TASK DETAILS »
Print the listing as it stands, omitting all images.

Plotting code records »
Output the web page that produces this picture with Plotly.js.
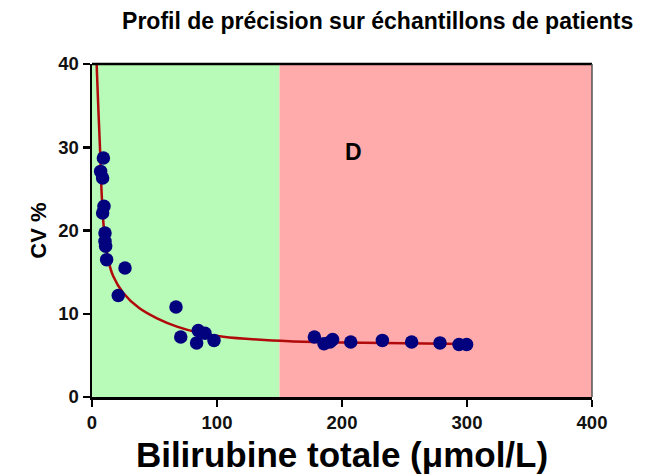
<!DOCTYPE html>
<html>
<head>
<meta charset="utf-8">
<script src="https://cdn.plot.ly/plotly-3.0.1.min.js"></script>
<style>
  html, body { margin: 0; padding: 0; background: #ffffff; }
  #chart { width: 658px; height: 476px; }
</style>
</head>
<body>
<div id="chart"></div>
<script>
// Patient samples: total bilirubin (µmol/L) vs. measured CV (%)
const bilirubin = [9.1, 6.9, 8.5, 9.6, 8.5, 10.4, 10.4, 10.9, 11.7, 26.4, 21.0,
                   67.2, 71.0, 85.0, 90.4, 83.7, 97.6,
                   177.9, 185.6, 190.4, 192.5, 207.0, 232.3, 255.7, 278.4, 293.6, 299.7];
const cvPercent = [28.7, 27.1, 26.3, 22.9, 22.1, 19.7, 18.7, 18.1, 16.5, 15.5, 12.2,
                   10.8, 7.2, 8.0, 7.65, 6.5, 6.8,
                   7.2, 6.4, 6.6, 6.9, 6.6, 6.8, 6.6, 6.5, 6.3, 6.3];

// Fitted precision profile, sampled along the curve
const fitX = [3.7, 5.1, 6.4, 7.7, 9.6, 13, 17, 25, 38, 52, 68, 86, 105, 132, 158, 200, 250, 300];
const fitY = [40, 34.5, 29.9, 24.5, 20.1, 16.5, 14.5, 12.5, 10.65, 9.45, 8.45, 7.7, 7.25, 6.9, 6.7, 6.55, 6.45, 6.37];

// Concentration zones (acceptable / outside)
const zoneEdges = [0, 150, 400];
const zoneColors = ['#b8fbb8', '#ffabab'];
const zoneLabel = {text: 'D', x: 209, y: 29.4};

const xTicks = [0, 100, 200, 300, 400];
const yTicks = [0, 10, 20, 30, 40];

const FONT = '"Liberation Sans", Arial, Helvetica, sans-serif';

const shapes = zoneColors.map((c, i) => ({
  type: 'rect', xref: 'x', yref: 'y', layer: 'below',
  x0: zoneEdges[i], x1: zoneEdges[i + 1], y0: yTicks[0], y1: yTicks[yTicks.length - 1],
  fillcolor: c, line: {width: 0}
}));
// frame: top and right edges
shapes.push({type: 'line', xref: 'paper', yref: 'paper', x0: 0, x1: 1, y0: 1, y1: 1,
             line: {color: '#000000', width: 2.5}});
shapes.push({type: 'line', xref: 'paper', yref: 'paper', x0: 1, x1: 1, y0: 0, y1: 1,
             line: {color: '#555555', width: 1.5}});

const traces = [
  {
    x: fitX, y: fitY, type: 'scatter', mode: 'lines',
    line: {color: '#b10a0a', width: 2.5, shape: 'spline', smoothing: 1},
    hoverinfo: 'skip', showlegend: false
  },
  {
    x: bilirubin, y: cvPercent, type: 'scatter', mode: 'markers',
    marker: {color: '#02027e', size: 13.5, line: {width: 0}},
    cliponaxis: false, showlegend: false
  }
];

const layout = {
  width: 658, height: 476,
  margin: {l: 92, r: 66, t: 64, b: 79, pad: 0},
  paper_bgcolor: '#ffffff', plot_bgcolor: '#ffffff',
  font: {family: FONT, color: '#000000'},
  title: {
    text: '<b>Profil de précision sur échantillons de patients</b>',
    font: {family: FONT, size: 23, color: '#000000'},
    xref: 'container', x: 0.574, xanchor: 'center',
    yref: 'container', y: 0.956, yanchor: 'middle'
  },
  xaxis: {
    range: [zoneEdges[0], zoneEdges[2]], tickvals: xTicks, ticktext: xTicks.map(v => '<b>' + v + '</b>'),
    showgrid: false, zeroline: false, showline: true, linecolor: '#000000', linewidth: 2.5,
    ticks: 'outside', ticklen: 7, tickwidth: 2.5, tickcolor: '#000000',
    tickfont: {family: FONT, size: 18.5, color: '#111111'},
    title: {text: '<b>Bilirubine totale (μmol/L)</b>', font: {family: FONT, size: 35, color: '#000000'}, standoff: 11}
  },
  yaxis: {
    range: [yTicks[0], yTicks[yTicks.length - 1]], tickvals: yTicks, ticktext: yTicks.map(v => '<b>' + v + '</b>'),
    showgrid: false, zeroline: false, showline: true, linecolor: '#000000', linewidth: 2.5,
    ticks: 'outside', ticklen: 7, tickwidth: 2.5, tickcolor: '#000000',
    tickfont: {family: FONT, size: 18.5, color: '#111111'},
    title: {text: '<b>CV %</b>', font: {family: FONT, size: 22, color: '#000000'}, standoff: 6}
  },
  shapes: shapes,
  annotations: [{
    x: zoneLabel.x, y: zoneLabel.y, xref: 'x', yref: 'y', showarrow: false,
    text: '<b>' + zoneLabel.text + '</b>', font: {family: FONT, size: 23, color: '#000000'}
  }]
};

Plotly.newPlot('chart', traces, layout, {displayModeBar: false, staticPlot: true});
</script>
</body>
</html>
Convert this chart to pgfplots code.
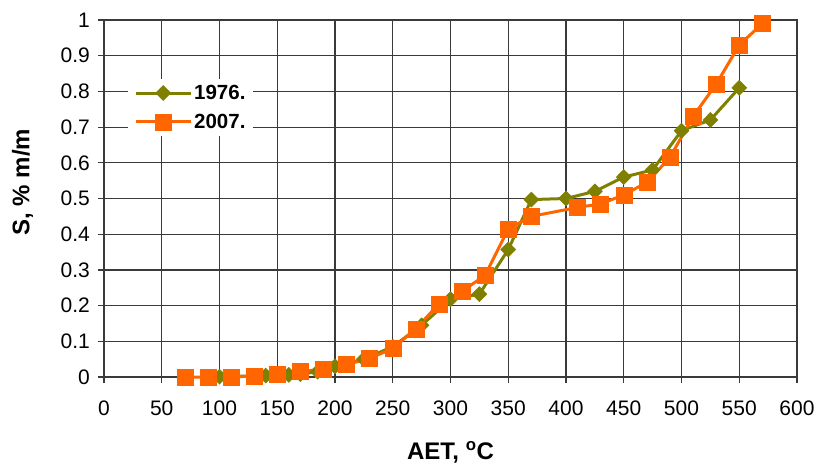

REPLY »
Output the web page that produces this picture with Plotly.js.
<!DOCTYPE html>
<html>
<head>
<meta charset="utf-8">
<script src="https://cdn.plot.ly/plotly-3.0.1.min.js"></script>
<style>
  html, body { margin: 0; padding: 0; background: #ffffff; }
  #chart { width: 658px; height: 476px; }
</style>
</head>
<body>
<div id="chart"></div>
<script>
// Patient samples: total bilirubin (µmol/L) vs. measured CV (%)
const bilirubin = [9.1, 6.9, 8.5, 9.6, 8.5, 10.4, 10.4, 10.9, 11.7, 26.4, 21.0,
                   67.2, 71.0, 85.0, 90.4, 83.7, 97.6,
                   177.9, 185.6, 190.4, 192.5, 207.0, 232.3, 255.7, 278.4, 293.6, 299.7];
const cvPercent = [28.7, 27.1, 26.3, 22.9, 22.1, 19.7, 18.7, 18.1, 16.5, 15.5, 12.2,
                   10.8, 7.2, 8.0, 7.65, 6.5, 6.8,
                   7.2, 6.4, 6.6, 6.9, 6.6, 6.8, 6.6, 6.5, 6.3, 6.3];

// Fitted precision profile, sampled along the curve
const fitX = [3.7, 5.1, 6.4, 7.7, 9.6, 13, 17, 25, 38, 52, 68, 86, 105, 132, 158, 200, 250, 300];
const fitY = [40, 34.5, 29.9, 24.5, 20.1, 16.5, 14.5, 12.5, 10.65, 9.45, 8.45, 7.7, 7.25, 6.9, 6.7, 6.55, 6.45, 6.37];

// Concentration zones (acceptable / outside)
const zoneEdges = [0, 150, 400];
const zoneColors = ['#b8fbb8', '#ffabab'];
const zoneLabel = {text: 'D', x: 209, y: 29.4};

const xTicks = [0, 100, 200, 300, 400];
const yTicks = [0, 10, 20, 30, 40];

const FONT = '"Liberation Sans", Arial, Helvetica, sans-serif';

const shapes = zoneColors.map((c, i) => ({
  type: 'rect', xref: 'x', yref: 'y', layer: 'below',
  x0: zoneEdges[i], x1: zoneEdges[i + 1], y0: yTicks[0], y1: yTicks[yTicks.length - 1],
  fillcolor: c, line: {width: 0}
}));
// frame: top and right edges
shapes.push({type: 'line', xref: 'paper', yref: 'paper', x0: 0, x1: 1, y0: 1, y1: 1,
             line: {color: '#000000', width: 2.5}});
shapes.push({type: 'line', xref: 'paper', yref: 'paper', x0: 1, x1: 1, y0: 0, y1: 1,
             line: {color: '#555555', width: 1.5}});

const traces = [
  {
    x: fitX, y: fitY, type: 'scatter', mode: 'lines',
    line: {color: '#b10a0a', width: 2.5, shape: 'spline', smoothing: 1},
    hoverinfo: 'skip', showlegend: false
  },
  {
    x: bilirubin, y: cvPercent, type: 'scatter', mode: 'markers',
    marker: {color: '#02027e', size: 13.5, line: {width: 0}},
    cliponaxis: false, showlegend: false
  }
];

const layout = {
  width: 658, height: 476,
  margin: {l: 92, r: 66, t: 64, b: 79, pad: 0},
  paper_bgcolor: '#ffffff', plot_bgcolor: '#ffffff',
  font: {family: FONT, color: '#000000'},
  title: {
    text: '<b>Profil de précision sur échantillons de patients</b>',
    font: {family: FONT, size: 23, color: '#000000'},
    xref: 'container', x: 0.574, xanchor: 'center',
    yref: 'container', y: 0.956, yanchor: 'middle'
  },
  xaxis: {
    range: [zoneEdges[0], zoneEdges[2]], tickvals: xTicks, ticktext: xTicks.map(v => '<b>' + v + '</b>'),
    showgrid: false, zeroline: false, showline: true, linecolor: '#000000', linewidth: 2.5,
    ticks: 'outside', ticklen: 7, tickwidth: 2.5, tickcolor: '#000000',
    tickfont: {family: FONT, size: 18.5, color: '#111111'},
    title: {text: '<b>Bilirubine totale (μmol/L)</b>', font: {family: FONT, size: 35, color: '#000000'}, standoff: 11}
  },
  yaxis: {
    range: [yTicks[0], yTicks[yTicks.length - 1]], tickvals: yTicks, ticktext: yTicks.map(v => '<b>' + v + '</b>'),
    showgrid: false, zeroline: false, showline: true, linecolor: '#000000', linewidth: 2.5,
    ticks: 'outside', ticklen: 7, tickwidth: 2.5, tickcolor: '#000000',
    tickfont: {family: FONT, size: 18.5, color: '#111111'},
    title: {text: '<b>CV %</b>', font: {family: FONT, size: 22, color: '#000000'}, standoff: 6}
  },
  shapes: shapes,
  annotations: [{
    x: zoneLabel.x, y: zoneLabel.y, xref: 'x', yref: 'y', showarrow: false,
    text: '<b>' + zoneLabel.text + '</b>', font: {family: FONT, size: 23, color: '#000000'}
  }]
};

Plotly.newPlot('chart', traces, layout, {displayModeBar: false, staticPlot: true});
</script>
</body>
</html>
Convert this chart to pgfplots code.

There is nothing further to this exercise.